Random Chronicles V: The Worst Restaraunt Customers Ever
For those of us who work at restaurant, we know that it's not always the walk in the park that it sometimes seems. It's not the pay, the hours or the stomach-churning details that're usually the problem. It's the customers, the horrible customers that make a restaurant worker's life hell on earth.

- The Jokester: Yes, we all know that you're probably very hilarious at home, with your easily amused and most likely dim-witted children. But if you make one more joke about my name, ask a stupid question about the food, sign a fake name on the receipt or tell another bad pun, I will punch you in the mouth. Try eatin' the food with no teeth.

- The Sampler: That one person who wants a sample of everything, no matter what it is. And for some reason, it's always "for the baby". Excuse me, I see no infant with you, did you sample it out to people who wanted to know what it's like to have a child? Drinks, soups, sauces, sloppy foods. They don't mind, just put it all in a little 2 oz. cup for them.

- The Bad Tipper: 'nuff said.

- The Never Ending Order (read to the tune of the theme song to the Never Ending Story): There are two kinds of these sadists. The first kind naturally rambles on and on, listing everything on the whole freakin' menu, takes a breath and then orders more food. Of course they have to punctuate it with "It's not all for me." You're darn right it's not all for you. You just bought the whole restaurant and half of the one next door. This is enough food to feed a small nation, and you think I need to be told it's not all for you? The second kind tells you that that's all they want, then suddenly decide they want one of the most time consuming things available and in the time it takes you to fulfill their last wish, then decide they want even more stuff, and thus order it whether or not you're ready to wrap stuff up for them.
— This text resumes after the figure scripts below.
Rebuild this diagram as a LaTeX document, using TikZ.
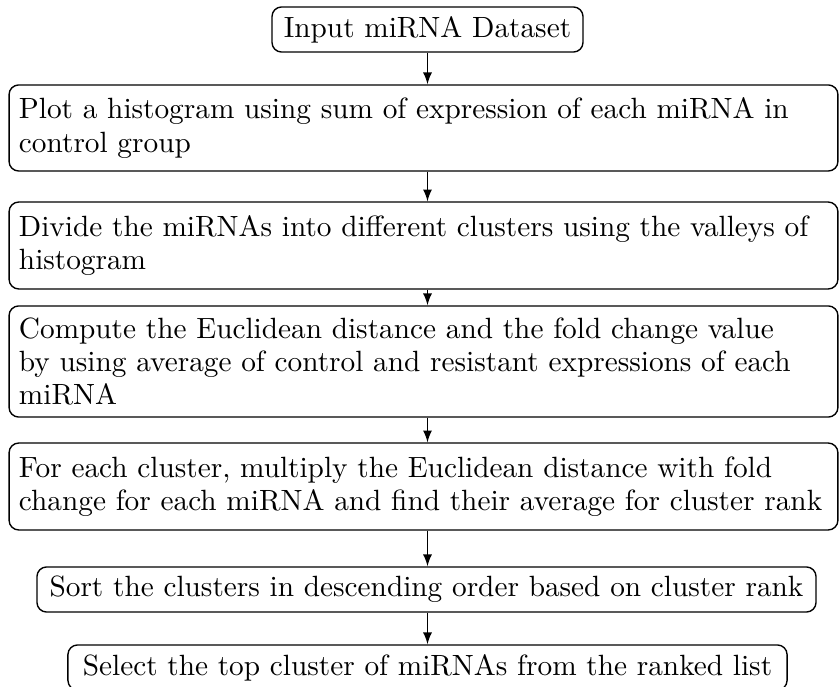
\documentclass[tikz,border=0pt]{standalone}
\usetikzlibrary{arrows}
\begin{document}
\begin{tikzpicture}[x=0.363636pt, y=-0.363636pt,
  font=\fontsize{10.65pt}{12.1pt}\selectfont,
  stepbox/.style={draw, line width=0.5pt, rounded corners=3.5pt,
    inner xsep=3.6pt, inner ysep=0pt},
  widebox/.style={stepbox, text width=294.2pt, align=left},
  shortbox/.style={stepbox, align=center, minimum height=16.4pt},
  flow/.style={-latex, line width=0.5pt}]
  \useasboundingbox (0,0) rectangle (839,687);

  \node[shortbox, minimum width=113.1pt] (b1) at (427.5,29.5) {Input miRNA Dataset};

  \node[widebox, minimum height=31.3pt] (b2) at (423.5,128)
    {Plot a histogram using sum of expression of each miRNA in\\control group};

  \node[widebox, minimum height=31.6pt] (b3) at (423.5,245.5)
    {Divide the miRNAs into different clusters using the valleys of\\histogram};

  \node[widebox, minimum height=40.4pt] (b4) at (423.5,361.5)
    {Compute the Euclidean distance and the fold change value\\by using average of control and resistant expressions of each\\miRNA};

  \node[widebox, minimum height=31.6pt] (b5) at (423.5,486.5)
    {For each cluster, multiply the Euclidean distance with fold\\change for each miRNA and find their average for cluster rank};

  \node[shortbox, minimum width=283.3pt] (b6) at (426.5,589.5)
    {Sort the clusters in descending order based on cluster rank};

  \node[shortbox, minimum width=261.5pt] (b7) at (427.5,667.5)
    {Select the top cluster of miRNAs from the ranked list};

  \draw[flow] (b1.south) -- (b2.north -| b1.south);
  \draw[flow] (b2.south -| b1.south) -- (b3.north -| b1.south);
  \draw[flow] (b3.south -| b1.south) -- (b4.north -| b1.south);
  \draw[flow] (b4.south -| b1.south) -- (b5.north -| b1.south);
  \draw[flow] (b5.south -| b1.south) -- (b6.north -| b1.south);
  \draw[flow] (b6.south -| b1.south) -- (b7.north -| b1.south);
\end{tikzpicture}
\end{document}
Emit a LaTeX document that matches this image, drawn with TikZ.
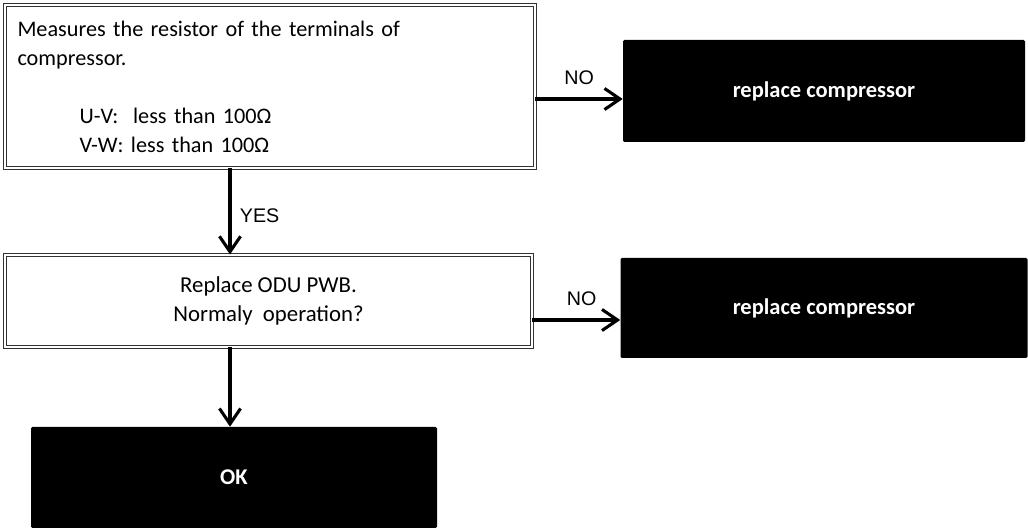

- The Impossible Accent: No matter how hard you try, no matter how hard they try, neither of you can make what they just said into a comprehensible order. Mother Nature must've never intended for international travel and trade to be a reality, because impossible accents seem to be her defense. And it works. But here's a little bit of a guide for you. Chugah = sugar. Cheetah = cheddar. Gahlik = garlic. Petchal = pretzel.

- The Scrooge: Ok, you're obviously aware of the prices, otherwise you wouldn't be here. In case you were unaware, no one is holding a knife to your throat, forcing you to buy that dessert, you're doing it of your own free will. So stop complaining about the prices, it won't make me discount it.


- The *****: the creepy guy, often middle aged, that goes beyond being nice to you and winks and maybe even touches your arm. usually asks what your favorite item on the menu is. you don't really pin them for what they are at first, but their demeanor really grows on you til you feel really itchy and uncomfortable. (Compliments of Sarah Omar).

- The Vulture: These jokers only show up on holidays and when it's time to close. They want only one thing: as much free food as they can carry, and they'll ask you until you give it to them. And just like real vultures, they circle their prey before swooping in. If you see the same person go past your store, eyes peeled, several times a day, beware, for the vulture cometh. Coincidentally, these are the same people who come to your store several times in the course of a few hours asking for samples.

- Small Children: If you don't stop screaming, and if you don't get your dirty ~insert body part here~ off of my ~insert recently cleaned object~, then I will strangle you while your ~insert offensive adjective of choice~ mother watches on in horrified fascination.

- The Blind Mice: No matter how obvious you try to make it, no matter how customer friendly the signs are, no matter how many times you tell them, these optically challenged patrons still ask questions who's answers are blatantly displayed right in front of them. Straws? Right in front of you? Prices, right in front of you. Do we sell ice cream? This is a salted nuts vendor! Do we sell drinks? No, that giant soda fountain is a paper mâché model!

- Mumbles: "CanIgeta mmmhmphmmm with mmmpmmhmmm? And could youadd mmhmmm? And a small mmmghmmmhmm"

- The Plague: I don't know why your parents never taught you proper hygiene, but you simply standing in this lobby is negating our health code certification, not to mention making my skin crawl. Please, go brush your teeth, freshen your breath, wash your hands and put on some clean clothes, then you can come back to place an order. You just might qualify as one of the Horsemen.

- The Picky One: Nothing's good enough for you, is it? The salt has to be low-fat. The sugar had to be Splenda. The meat has to be PETA approved. You HAVE to have Coke, Pepsi will not do! And God forbid your child dislike the cheese!!!

- The Great Destroyer: This harbinger of wasted effort always comes at least once a week. You're about to close for the night, everything is neatly put away and meticulously cleaned, but here comes the fifth horseman. And they place an order which cosmic law dictates will undo as much of your closing work as physically possible, requiring you to do it all over again. Every restaurant worker knows that when you see this one coming, a part of your soul dies quietly and painfully in a corner.